Tuesday, March 13, 2012

1110.0571 (Liubin Pan et al.)

The Pollution of Pristine Material in Compressible Turbulence    [PDF]

Liubin Pan, Evan Scannapieco, John Scalo
The first generation of stars had very different properties than later stellar generations, as they formed from a "pristine" gas that was free of heavy elements. Normal star formation took place only after the first stars polluted the surrounding turbulent interstellar gas, increasing its local heavy element concentration, Z, beyond a critical value, Z_c (10^-8 < Z_c <10^-5). Motivated by this astrophysical problem, we investigate the fundamental physics of the pollution of pristine fluid elements in isotropic compressible turbulence. Turbulence stretches the pollutants, produces concentration structures at small scales, and brings the pollutants and the unpolluted flow in closer contact.

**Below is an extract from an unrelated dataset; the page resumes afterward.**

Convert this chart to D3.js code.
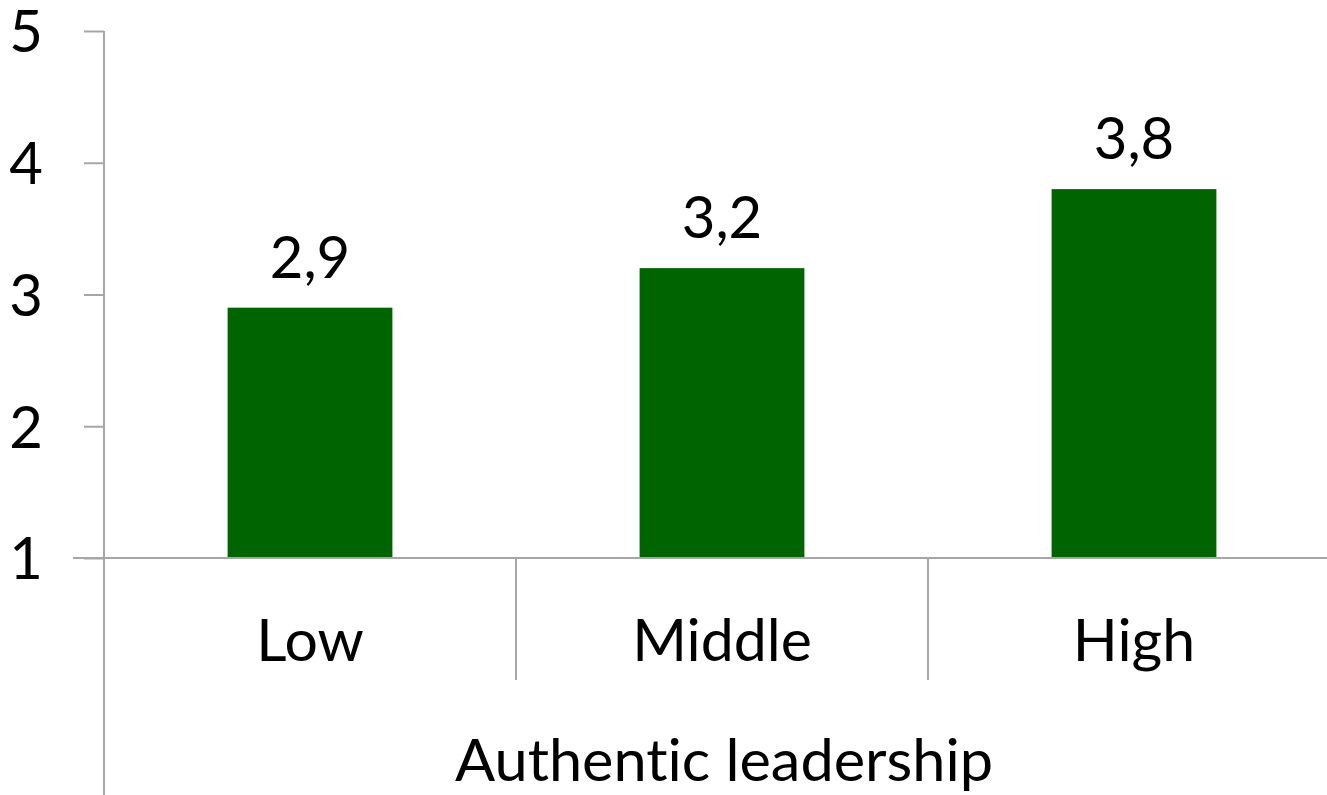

Our theoretical approach employs the probability distribution function (PDF) method for turbulent mixing. We adopt three PDF closure models and derive evolution equations for the pristine fraction from the models. To test and constrain the theoretical models, we conduct numerical simulations for decaying passive scalars in isothermal turbulent flows with Mach numbers of 0.9 and 6.2, and compute the mass fraction, P(Z_c, t), of the flow with Z < Z_c. In the Mach 0.9 flow, the evolution of P(Z_c, t)$ is well described by a continuous convolution model and dP(Z_c, t)/dt = P(Z_c, t) ln[P(Z_c, t)]/tau_con, if the mass fraction of the polluted flow is larger than ~ 0.1. If the initial pollutant fraction is smaller than ~ 0.1, an early phase exists during which the pristine fraction follows an equation from a nonlinear integral model: dP(Z_c, t)/dt = P(Z_c, t) [P(Z_c, t)-1]/tau_int. The timescales tau_con and tau_int are measured from our simulations. When normalized to the flow dynamical time, the decay of P(Z_ c, t) in the Mach 6.2 flow is slower than at Mach 0.9, and we show that P(Z_c, t) in the Mach 6.2 flow can be well fit using a formula from a generalized version of the self-convolution model.